GIVEN REQUEST. Copy out exactly the lines from the first line of the material below through the line containing "return fig.add_axes([x0 /", and nothing beyond them.

TASK MATERIAL.
##############################

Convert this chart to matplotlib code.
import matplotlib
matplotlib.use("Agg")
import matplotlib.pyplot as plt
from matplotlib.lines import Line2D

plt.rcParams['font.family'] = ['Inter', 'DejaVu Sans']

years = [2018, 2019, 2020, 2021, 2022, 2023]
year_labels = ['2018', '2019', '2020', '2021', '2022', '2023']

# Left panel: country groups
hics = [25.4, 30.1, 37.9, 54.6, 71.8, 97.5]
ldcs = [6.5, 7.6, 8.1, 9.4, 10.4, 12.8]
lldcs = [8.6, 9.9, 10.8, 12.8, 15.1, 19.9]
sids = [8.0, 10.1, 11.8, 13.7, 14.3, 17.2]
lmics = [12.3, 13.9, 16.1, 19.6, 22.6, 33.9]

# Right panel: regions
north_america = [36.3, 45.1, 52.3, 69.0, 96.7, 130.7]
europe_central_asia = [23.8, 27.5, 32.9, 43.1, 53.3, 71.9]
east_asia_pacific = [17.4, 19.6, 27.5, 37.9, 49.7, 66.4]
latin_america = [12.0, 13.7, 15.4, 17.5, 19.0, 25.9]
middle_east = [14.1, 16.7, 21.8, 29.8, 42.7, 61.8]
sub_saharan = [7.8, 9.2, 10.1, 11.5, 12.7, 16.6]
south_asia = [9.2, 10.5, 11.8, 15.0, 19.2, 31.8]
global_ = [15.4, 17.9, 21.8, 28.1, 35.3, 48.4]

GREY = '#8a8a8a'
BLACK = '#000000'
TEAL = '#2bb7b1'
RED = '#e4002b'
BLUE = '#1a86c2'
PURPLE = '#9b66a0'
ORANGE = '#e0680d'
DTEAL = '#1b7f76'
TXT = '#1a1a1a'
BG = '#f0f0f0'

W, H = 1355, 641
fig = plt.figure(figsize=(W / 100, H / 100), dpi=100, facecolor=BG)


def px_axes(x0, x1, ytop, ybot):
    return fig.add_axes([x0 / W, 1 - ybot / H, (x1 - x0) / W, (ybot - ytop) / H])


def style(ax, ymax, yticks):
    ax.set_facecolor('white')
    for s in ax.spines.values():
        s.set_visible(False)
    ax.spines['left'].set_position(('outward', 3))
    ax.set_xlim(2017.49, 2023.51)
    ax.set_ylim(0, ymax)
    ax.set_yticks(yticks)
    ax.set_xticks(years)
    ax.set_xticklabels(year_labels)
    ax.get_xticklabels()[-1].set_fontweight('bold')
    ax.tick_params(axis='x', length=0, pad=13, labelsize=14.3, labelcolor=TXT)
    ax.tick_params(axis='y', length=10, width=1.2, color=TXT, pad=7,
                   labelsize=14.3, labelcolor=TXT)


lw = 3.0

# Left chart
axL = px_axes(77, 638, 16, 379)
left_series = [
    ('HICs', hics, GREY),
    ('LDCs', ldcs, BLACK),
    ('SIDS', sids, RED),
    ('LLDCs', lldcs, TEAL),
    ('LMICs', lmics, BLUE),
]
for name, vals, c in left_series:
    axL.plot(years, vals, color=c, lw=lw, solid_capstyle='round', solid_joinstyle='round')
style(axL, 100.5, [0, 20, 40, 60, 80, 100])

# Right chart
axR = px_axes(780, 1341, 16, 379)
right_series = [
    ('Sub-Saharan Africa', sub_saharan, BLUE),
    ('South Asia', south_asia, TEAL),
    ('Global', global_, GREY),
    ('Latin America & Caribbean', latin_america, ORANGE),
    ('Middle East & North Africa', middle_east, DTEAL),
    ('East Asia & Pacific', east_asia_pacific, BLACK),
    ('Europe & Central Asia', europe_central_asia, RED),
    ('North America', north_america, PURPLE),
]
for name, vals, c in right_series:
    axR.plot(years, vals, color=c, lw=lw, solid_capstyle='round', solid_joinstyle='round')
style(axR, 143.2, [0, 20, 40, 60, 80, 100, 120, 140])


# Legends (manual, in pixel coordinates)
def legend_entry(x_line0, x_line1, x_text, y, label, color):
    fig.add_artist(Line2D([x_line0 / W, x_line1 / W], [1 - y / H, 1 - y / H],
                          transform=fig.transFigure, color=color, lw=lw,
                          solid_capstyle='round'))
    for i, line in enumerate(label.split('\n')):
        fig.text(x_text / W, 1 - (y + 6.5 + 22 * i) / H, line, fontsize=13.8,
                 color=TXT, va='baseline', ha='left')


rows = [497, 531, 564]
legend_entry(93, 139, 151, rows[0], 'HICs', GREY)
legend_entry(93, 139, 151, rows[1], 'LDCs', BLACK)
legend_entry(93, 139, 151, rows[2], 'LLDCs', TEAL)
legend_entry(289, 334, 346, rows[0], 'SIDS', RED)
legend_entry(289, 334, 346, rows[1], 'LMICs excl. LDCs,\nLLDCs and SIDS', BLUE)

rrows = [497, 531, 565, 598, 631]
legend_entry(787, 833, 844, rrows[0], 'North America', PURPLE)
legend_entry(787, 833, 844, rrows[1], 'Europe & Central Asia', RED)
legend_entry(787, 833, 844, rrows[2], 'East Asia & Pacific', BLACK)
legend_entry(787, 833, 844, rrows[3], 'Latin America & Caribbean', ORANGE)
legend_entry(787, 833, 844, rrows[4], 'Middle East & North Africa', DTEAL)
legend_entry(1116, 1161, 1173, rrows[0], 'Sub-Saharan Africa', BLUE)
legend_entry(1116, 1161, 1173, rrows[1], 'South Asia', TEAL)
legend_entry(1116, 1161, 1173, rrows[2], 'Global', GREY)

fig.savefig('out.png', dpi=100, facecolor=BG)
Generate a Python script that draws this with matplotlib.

##############################

SOLUTION BELOW.
Convert this chart to matplotlib code.
import matplotlib
matplotlib.use("Agg")
import matplotlib.pyplot as plt
from matplotlib.lines import Line2D

plt.rcParams['font.family'] = ['Inter', 'DejaVu Sans']

years = [2018, 2019, 2020, 2021, 2022, 2023]
year_labels = ['2018', '2019', '2020', '2021', '2022', '2023']

# Left panel: country groups
hics = [25.4, 30.1, 37.9, 54.6, 71.8, 97.5]
ldcs = [6.5, 7.6, 8.1, 9.4, 10.4, 12.8]
lldcs = [8.6, 9.9, 10.8, 12.8, 15.1, 19.9]
sids = [8.0, 10.1, 11.8, 13.7, 14.3, 17.2]
lmics = [12.3, 13.9, 16.1, 19.6, 22.6, 33.9]

# Right panel: regions
north_america = [36.3, 45.1, 52.3, 69.0, 96.7, 130.7]
europe_central_asia = [23.8, 27.5, 32.9, 43.1, 53.3, 71.9]
east_asia_pacific = [17.4, 19.6, 27.5, 37.9, 49.7, 66.4]
latin_america = [12.0, 13.7, 15.4, 17.5, 19.0, 25.9]
middle_east = [14.1, 16.7, 21.8, 29.8, 42.7, 61.8]
sub_saharan = [7.8, 9.2, 10.1, 11.5, 12.7, 16.6]
south_asia = [9.2, 10.5, 11.8, 15.0, 19.2, 31.8]
global_ = [15.4, 17.9, 21.8, 28.1, 35.3, 48.4]

GREY = '#8a8a8a'
BLACK = '#000000'
TEAL = '#2bb7b1'
RED = '#e4002b'
BLUE = '#1a86c2'
PURPLE = '#9b66a0'
ORANGE = '#e0680d'
DTEAL = '#1b7f76'
TXT = '#1a1a1a'
BG = '#f0f0f0'

W, H = 1355, 641
fig = plt.figure(figsize=(W / 100, H / 100), dpi=100, facecolor=BG)


def px_axes(x0, x1, ytop, ybot):
    return fig.add_axes([x0 / W, 1 - ybot / H, (x1 - x0) / W, (ybot - ytop) / H])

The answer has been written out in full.